Sunday, March 15, 2009

Jonathan Strange & Mr Norrell (2005)

Subgenre: Fantasy

The Hugo awards have always technically been for both science fiction and fantasy, but the Best Novel award has been dominated by science fiction. In fact, until this decade, I couldn't pick out a single real fantasy novel: here there be no dragons. Apparently, Harry Potter made fantasy too big to be ignored, because since 2000, there have been four fantasy winners, of which Jonathan Strange & Mr Norrell is the latest.

If you like science fiction, the next sentence is going to be a little frightening, so refer to the clumsy visual metaphor I've got above: this is an 800-page book I've read three times. With that out of the way, I can tell you that the three things that immediately jump out at you in this book are fairies, footnotes, and Jane Austen. Strange & Norrell is not really a fairy tale, but an alternate history of early 19th century England. In this alternate world, stories of magic and fairies are recent history rather than legend, and though magic is not practiced, theoretical magicians endlessly debate the finer points of spells they have never performed or even seen. For obvious reasons, this is particularly funny to me. The novel spans the reemergence of "English magic," as heralded by two practical magicians: the fiercely bookish Mr. Norrell and the impassioned dilettante Jonathan Strange.

Populating a novel with scholars makes for scholarly affectations; since most of the characters are motivated by knowledge, we have to understand their world of books, and from the very first page Clarke uses footnotes to do this. The notes gloss details of the world, and tell side stories, preserving some of the illusion of this being a book written about real and recent events. The text itself is written in a pastiche of the 19th-century novel, and most people think of Jane Austen first. Of course, Jane Austen never wrote about fairies living in underground palaces decorated with human bones, despite what a particularly strange adaptation of Northanger Abbey I once saw might suggest. The style shouldn't put you off, though - it's dryly funny and the story moves at a good trot.
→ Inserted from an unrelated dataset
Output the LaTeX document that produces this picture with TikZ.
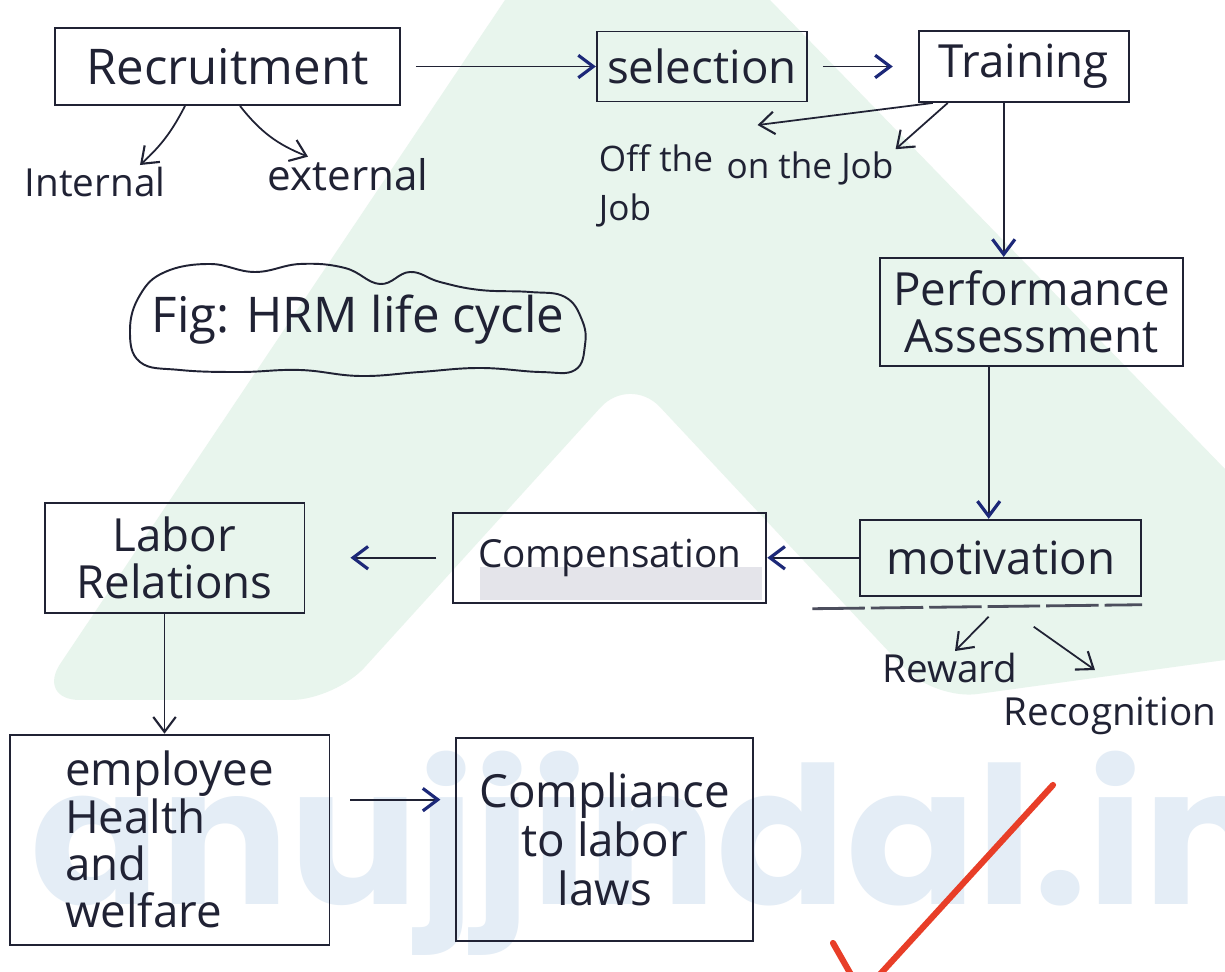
\documentclass[tikz,border=0pt]{standalone}
\usepackage{fontspec}
\setmainfont{Open Sans}
\newfontfamily\wmfont{Poppins}
\usepackage{xcolor}
\usetikzlibrary{arrows.meta, positioning, calc}
\definecolor{ink}{RGB}{32,34,52}
\definecolor{inkblue}{RGB}{28,40,120}
\definecolor{wmgreen}{RGB}{232,245,237}
\definecolor{wmblue}{RGB}{228,237,246}
\definecolor{tickred}{RGB}{232,62,40}
\definecolor{smudge}{RGB}{228,228,234}

\begin{document}
\begin{tikzpicture}[
    x=0.02cm, y=-0.02cm,
    box/.style={draw=ink, line width=1.1pt, align=center, inner sep=2pt, text=ink,
               font=\fontsize{26}{27}\selectfont},
    lbl/.style={text=ink, inner sep=1pt, align=left, font=\fontsize{22}{25}\selectfont},
    arrow/.style={-{Straight Barb[length=3mm, width=4.5mm, line width=1.2pt]}, line width=1pt, draw=ink},
    barrow/.style={line width=1pt, draw=ink,
               -{Straight Barb[length=3mm, width=4.5mm, line width=1.8pt, color=inkblue]}}
]
\useasboundingbox (0,0) rectangle (1225,972);
\clip (0,0) rectangle (1225,972);
\fill[white] (0,0) rectangle (1225,972);
\fill[wmgreen] (505,0) -- (770,0) -- (1225,469) -- (1225,660) [rounded corners=25pt] -- (934,700)
    -- (630,375) -- (335,700) -- (36,700) [sharp corners] -- cycle;
\node[text=wmblue, anchor=base west, inner sep=0,
      font=\wmfont\bfseries\fontsize{109}{109}\selectfont] (wm) at (30,905) {anujjindal.in};
\fill[smudge] (480,567) rectangle (762,600);

\node[box, minimum width=6.9cm, minimum height=1.54cm, font=\fontsize{28}{30}\selectfont] (rec) at (227.5,66.5) {Recruitment};
\node[box, minimum width=4.2cm, minimum height=1.4cm, right=3.9cm of rec] (sel) {selection};
\node[box, minimum width=4.2cm, minimum height=1.42cm, right=2.2cm of sel] (trn) {Training};
\node[box, minimum width=6.06cm, minimum height=2.16cm, below=3.08cm of trn, xshift=0.16cm] (perf) {Performance\\Assessment};
\node[box, minimum width=5.62cm, minimum height=1.52cm, below=3.04cm of perf, xshift=-0.62cm] (mot) {motivation};
\node[box, minimum width=6.26cm, minimum height=1.8cm, left=1.84cm of mot, font=\fontsize{22}{25}\selectfont] (comp) {Compensation};
\node[box, minimum width=5.2cm, minimum height=2.2cm, left=2.94cm of comp] (lab) {Labor\\Relations};
\node[box, minimum width=6.4cm, minimum height=4.2cm, below=2.4cm of lab, xshift=-0.1cm, align=left] (emp) {employee\\Health\\and\\welfare};
\node[box, minimum width=5.94cm, minimum height=4.06cm, right=2.5cm of emp, font=\fontsize{26}{28}\selectfont] (law) {Compliance\\to labor\\laws};

\node[text=ink, font=\fontsize{28}{30}\selectfont] (fig) at (358,320) {Fig: HRM life cycle};
\draw[ink, line width=1.1pt] plot[smooth cycle, tension=0.7] coordinates {
    (130,330) (140,295) (165,272) (210,264) (255,272) (300,264) (345,268) (380,284)
    (410,272) (440,282) (480,290) (530,292) (565,297) (582,320) (585,345) (575,370)
    (540,372) (480,368) (420,372) (360,376) (300,370) (240,372) (180,370) (140,362)};

\node[lbl] (int) at (95,182) {Internal};
\node[lbl, font=\fontsize{24}{26}\selectfont] (ext) at (348,175) {external};
\node[lbl, font=\fontsize{20}{28}\selectfont] (off) at (656,186) {Off the\\Job};
\node[lbl, font=\fontsize{20}{24}\selectfont] (on) at (810,168) {on the Job};
\node[lbl] (rew) at (950,668) {Reward};
\node[lbl] (recog) at (1110,716) {Recognition};

\draw[barrow, shorten <=0.3cm] (rec) -- (sel);
\draw[barrow, shorten <=0.3cm, shorten >=0.5cm] (sel) -- (trn);
\draw[arrow] ([xshift=-0.85cm]rec.south) to[bend left=10] ([xshift=0.9cm]int.north);
\draw[arrow] ([xshift=0.25cm]rec.south) to[bend right=15] ([xshift=-0.8cm]ext.north);
\draw[arrow] ([xshift=0.3cm]trn.south west) -- ([xshift=0.85cm, yshift=0.35cm]off.north east);
\draw[arrow] ([xshift=0.6cm]trn.south west) -- (on.north east);
\draw[barrow] ($(trn.south)+(-20,0)$) -- ($(trn.south |- perf.north)+(-20,0)$);
\draw[barrow] ($(mot.north |- perf.south)+(-12,0)$) -- ($(mot.north)+(-12,0)$);
\draw[barrow] (mot.west) -- (comp.east);
\draw[ink!80, line width=1.6pt, dash pattern=on 1.05cm off 0.12cm]
    ($(mot.south west)+(-47,12)$) -- ($(mot.south east)+(0,8)$);
\draw[arrow] ($(mot.south)+(-12,20)$) -- ($(rew.north)+(5,0)$);
\draw[arrow] ($(mot.south)+(33,30)$) -- ($(recog.north)+(-15,-25)$);
\draw[barrow, shorten <=0.32cm, shorten >=0.9cm] (comp) -- (lab);
\draw[arrow] ($(lab.south)+(-10,0)$) -- ($(lab.south |- emp.north)+(-10,0)$);
\draw[barrow, shorten <=0.4cm, shorten >=0.3cm] ($(emp.east)+(0,-40)$) -- ($(emp.east -| law.west)+(0,-40)$);

\draw[tickred, line width=3.5pt, line cap=round, line join=round] (833,943) -- (862,994) -- (1053,785);
\end{tikzpicture}
\end{document}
The most characteristic part of Strange & Norrell is how thoroughly magic is tied up with English culture, and vice versa. Mr. Norrell disdains fairies as too wild and unrefined, and tries to rewrite history to avoid them as much as possible, imposing his own sense of Englishness on magic. But just the same, this alternate England's culture has grown up around magic and fairies, and this world is not the aristocratic one Strange and Norrell live in:
"Can a magician kill a man by magic?" Lord wellington asked Strange.
Strange frowned. He seemed to dislike the question. "I suppose a magician might," he admitted, "but a gentleman never could." Lord Wellington nodded as if this was just as he would have expected.
The battle over English magic is a battle over English identity, and as a result, Strange & Norrell carries cultural weight beyond its essential story.


  • This book took ten years to write. Ye gods.
  • I think Strange & Norrell has one of the best depictions of the interior of madness I've ever read.